§ **BRIEF**
Quote every line below exactly as it reads.
--------------------
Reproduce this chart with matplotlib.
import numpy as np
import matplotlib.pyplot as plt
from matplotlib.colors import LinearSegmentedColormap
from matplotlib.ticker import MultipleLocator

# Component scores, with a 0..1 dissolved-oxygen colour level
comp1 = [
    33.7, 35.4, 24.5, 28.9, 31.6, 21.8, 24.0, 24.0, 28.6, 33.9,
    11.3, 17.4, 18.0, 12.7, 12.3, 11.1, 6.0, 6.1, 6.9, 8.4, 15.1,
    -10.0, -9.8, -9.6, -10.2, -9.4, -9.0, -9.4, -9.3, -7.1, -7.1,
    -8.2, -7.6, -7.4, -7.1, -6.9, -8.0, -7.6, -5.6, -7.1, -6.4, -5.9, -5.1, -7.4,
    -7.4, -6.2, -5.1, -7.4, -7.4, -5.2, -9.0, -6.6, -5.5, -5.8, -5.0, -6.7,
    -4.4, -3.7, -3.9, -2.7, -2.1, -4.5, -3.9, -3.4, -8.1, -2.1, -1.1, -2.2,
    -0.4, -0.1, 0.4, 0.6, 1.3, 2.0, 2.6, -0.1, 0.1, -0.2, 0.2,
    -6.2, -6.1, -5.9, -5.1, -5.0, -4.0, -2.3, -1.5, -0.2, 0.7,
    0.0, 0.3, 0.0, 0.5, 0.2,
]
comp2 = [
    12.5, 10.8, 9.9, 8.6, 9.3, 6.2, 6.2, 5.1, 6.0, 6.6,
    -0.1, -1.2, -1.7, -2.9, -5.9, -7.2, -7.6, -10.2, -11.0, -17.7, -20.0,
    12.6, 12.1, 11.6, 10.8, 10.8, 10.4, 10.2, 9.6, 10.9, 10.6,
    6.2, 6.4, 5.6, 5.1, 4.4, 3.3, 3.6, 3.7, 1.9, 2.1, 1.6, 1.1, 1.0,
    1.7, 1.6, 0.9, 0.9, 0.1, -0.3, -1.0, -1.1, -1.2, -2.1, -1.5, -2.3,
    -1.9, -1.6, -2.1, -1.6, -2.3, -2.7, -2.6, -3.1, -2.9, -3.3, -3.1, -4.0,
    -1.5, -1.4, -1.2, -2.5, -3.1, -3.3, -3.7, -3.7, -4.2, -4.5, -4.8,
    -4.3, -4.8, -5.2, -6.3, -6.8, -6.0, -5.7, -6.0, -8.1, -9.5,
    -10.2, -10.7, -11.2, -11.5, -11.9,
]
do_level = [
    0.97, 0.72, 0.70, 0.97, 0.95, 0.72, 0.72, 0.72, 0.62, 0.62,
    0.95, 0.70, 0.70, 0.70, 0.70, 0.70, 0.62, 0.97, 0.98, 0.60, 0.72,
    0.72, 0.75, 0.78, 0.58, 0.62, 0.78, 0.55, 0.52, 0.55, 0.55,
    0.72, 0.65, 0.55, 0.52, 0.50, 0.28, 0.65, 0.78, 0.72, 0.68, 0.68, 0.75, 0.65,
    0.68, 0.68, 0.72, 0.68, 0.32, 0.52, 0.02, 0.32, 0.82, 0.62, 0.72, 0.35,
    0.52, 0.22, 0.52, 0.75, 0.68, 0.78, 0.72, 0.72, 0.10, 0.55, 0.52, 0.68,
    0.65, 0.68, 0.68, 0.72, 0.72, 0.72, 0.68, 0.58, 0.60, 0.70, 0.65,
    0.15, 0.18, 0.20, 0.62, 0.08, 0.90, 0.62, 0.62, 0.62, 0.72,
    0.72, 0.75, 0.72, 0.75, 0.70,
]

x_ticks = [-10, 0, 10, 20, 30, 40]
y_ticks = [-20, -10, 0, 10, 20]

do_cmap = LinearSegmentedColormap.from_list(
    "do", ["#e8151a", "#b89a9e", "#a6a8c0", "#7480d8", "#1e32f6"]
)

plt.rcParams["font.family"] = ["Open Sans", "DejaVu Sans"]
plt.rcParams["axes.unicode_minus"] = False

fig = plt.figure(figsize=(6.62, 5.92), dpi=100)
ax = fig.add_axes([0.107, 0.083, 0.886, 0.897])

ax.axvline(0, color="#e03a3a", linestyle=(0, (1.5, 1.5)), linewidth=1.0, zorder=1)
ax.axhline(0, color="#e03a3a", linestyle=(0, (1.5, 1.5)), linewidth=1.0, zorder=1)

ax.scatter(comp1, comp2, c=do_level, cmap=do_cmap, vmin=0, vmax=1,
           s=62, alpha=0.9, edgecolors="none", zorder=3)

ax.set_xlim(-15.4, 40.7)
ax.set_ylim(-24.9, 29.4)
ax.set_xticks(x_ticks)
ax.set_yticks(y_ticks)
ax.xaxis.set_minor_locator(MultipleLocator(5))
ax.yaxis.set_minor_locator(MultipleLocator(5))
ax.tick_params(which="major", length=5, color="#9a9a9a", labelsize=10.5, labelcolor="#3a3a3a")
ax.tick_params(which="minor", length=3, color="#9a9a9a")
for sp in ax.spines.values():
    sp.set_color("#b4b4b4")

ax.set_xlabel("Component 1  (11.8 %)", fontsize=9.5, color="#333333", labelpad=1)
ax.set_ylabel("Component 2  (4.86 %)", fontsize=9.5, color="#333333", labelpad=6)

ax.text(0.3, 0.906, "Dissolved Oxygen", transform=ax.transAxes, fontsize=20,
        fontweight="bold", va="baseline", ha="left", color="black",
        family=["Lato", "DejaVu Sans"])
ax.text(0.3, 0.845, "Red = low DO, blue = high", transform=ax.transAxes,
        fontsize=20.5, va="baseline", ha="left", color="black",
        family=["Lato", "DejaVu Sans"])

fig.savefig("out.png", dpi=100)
--------------------
§ **CORRECT RESPONSE**
Reproduce this chart with matplotlib.
import numpy as np
import matplotlib.pyplot as plt
from matplotlib.colors import LinearSegmentedColormap
from matplotlib.ticker import MultipleLocator

# Component scores, with a 0..1 dissolved-oxygen colour level
comp1 = [
    33.7, 35.4, 24.5, 28.9, 31.6, 21.8, 24.0, 24.0, 28.6, 33.9,
    11.3, 17.4, 18.0, 12.7, 12.3, 11.1, 6.0, 6.1, 6.9, 8.4, 15.1,
    -10.0, -9.8, -9.6, -10.2, -9.4, -9.0, -9.4, -9.3, -7.1, -7.1,
    -8.2, -7.6, -7.4, -7.1, -6.9, -8.0, -7.6, -5.6, -7.1, -6.4, -5.9, -5.1, -7.4,
    -7.4, -6.2, -5.1, -7.4, -7.4, -5.2, -9.0, -6.6, -5.5, -5.8, -5.0, -6.7,
    -4.4, -3.7, -3.9, -2.7, -2.1, -4.5, -3.9, -3.4, -8.1, -2.1, -1.1, -2.2,
    -0.4, -0.1, 0.4, 0.6, 1.3, 2.0, 2.6, -0.1, 0.1, -0.2, 0.2,
    -6.2, -6.1, -5.9, -5.1, -5.0, -4.0, -2.3, -1.5, -0.2, 0.7,
    0.0, 0.3, 0.0, 0.5, 0.2,
]
comp2 = [
    12.5, 10.8, 9.9, 8.6, 9.3, 6.2, 6.2, 5.1, 6.0, 6.6,
    -0.1, -1.2, -1.7, -2.9, -5.9, -7.2, -7.6, -10.2, -11.0, -17.7, -20.0,
    12.6, 12.1, 11.6, 10.8, 10.8, 10.4, 10.2, 9.6, 10.9, 10.6,
    6.2, 6.4, 5.6, 5.1, 4.4, 3.3, 3.6, 3.7, 1.9, 2.1, 1.6, 1.1, 1.0,
    1.7, 1.6, 0.9, 0.9, 0.1, -0.3, -1.0, -1.1, -1.2, -2.1, -1.5, -2.3,
    -1.9, -1.6, -2.1, -1.6, -2.3, -2.7, -2.6, -3.1, -2.9, -3.3, -3.1, -4.0,
    -1.5, -1.4, -1.2, -2.5, -3.1, -3.3, -3.7, -3.7, -4.2, -4.5, -4.8,
    -4.3, -4.8, -5.2, -6.3, -6.8, -6.0, -5.7, -6.0, -8.1, -9.5,
    -10.2, -10.7, -11.2, -11.5, -11.9,
]
do_level = [
    0.97, 0.72, 0.70, 0.97, 0.95, 0.72, 0.72, 0.72, 0.62, 0.62,
    0.95, 0.70, 0.70, 0.70, 0.70, 0.70, 0.62, 0.97, 0.98, 0.60, 0.72,
    0.72, 0.75, 0.78, 0.58, 0.62, 0.78, 0.55, 0.52, 0.55, 0.55,
    0.72, 0.65, 0.55, 0.52, 0.50, 0.28, 0.65, 0.78, 0.72, 0.68, 0.68, 0.75, 0.65,
    0.68, 0.68, 0.72, 0.68, 0.32, 0.52, 0.02, 0.32, 0.82, 0.62, 0.72, 0.35,
    0.52, 0.22, 0.52, 0.75, 0.68, 0.78, 0.72, 0.72, 0.10, 0.55, 0.52, 0.68,
    0.65, 0.68, 0.68, 0.72, 0.72, 0.72, 0.68, 0.58, 0.60, 0.70, 0.65,
    0.15, 0.18, 0.20, 0.62, 0.08, 0.90, 0.62, 0.62, 0.62, 0.72,
    0.72, 0.75, 0.72, 0.75, 0.70,
]

x_ticks = [-10, 0, 10, 20, 30, 40]
y_ticks = [-20, -10, 0, 10, 20]

do_cmap = LinearSegmentedColormap.from_list(
    "do", ["#e8151a", "#b89a9e", "#a6a8c0", "#7480d8", "#1e32f6"]
)

plt.rcParams["font.family"] = ["Open Sans", "DejaVu Sans"]
plt.rcParams["axes.unicode_minus"] = False

fig = plt.figure(figsize=(6.62, 5.92), dpi=100)
ax = fig.add_axes([0.107, 0.083, 0.886, 0.897])

ax.axvline(0, color="#e03a3a", linestyle=(0, (1.5, 1.5)), linewidth=1.0, zorder=1)
ax.axhline(0, color="#e03a3a", linestyle=(0, (1.5, 1.5)), linewidth=1.0, zorder=1)

ax.scatter(comp1, comp2, c=do_level, cmap=do_cmap, vmin=0, vmax=1,
           s=62, alpha=0.9, edgecolors="none", zorder=3)

ax.set_xlim(-15.4, 40.7)
ax.set_ylim(-24.9, 29.4)
ax.set_xticks(x_ticks)
ax.set_yticks(y_ticks)
ax.xaxis.set_minor_locator(MultipleLocator(5))
ax.yaxis.set_minor_locator(MultipleLocator(5))
ax.tick_params(which="major", length=5, color="#9a9a9a", labelsize=10.5, labelcolor="#3a3a3a")
ax.tick_params(which="minor", length=3, color="#9a9a9a")
for sp in ax.spines.values():
    sp.set_color("#b4b4b4")

ax.set_xlabel("Component 1  (11.8 %)", fontsize=9.5, color="#333333", labelpad=1)
ax.set_ylabel("Component 2  (4.86 %)", fontsize=9.5, color="#333333", labelpad=6)

ax.text(0.3, 0.906, "Dissolved Oxygen", transform=ax.transAxes, fontsize=20,
        fontweight="bold", va="baseline", ha="left", color="black",
        family=["Lato", "DejaVu Sans"])
ax.text(0.3, 0.845, "Red = low DO, blue = high", transform=ax.transAxes,
        fontsize=20.5, va="baseline", ha="left", color="black",
        family=["Lato", "DejaVu Sans"])

fig.savefig("out.png", dpi=100)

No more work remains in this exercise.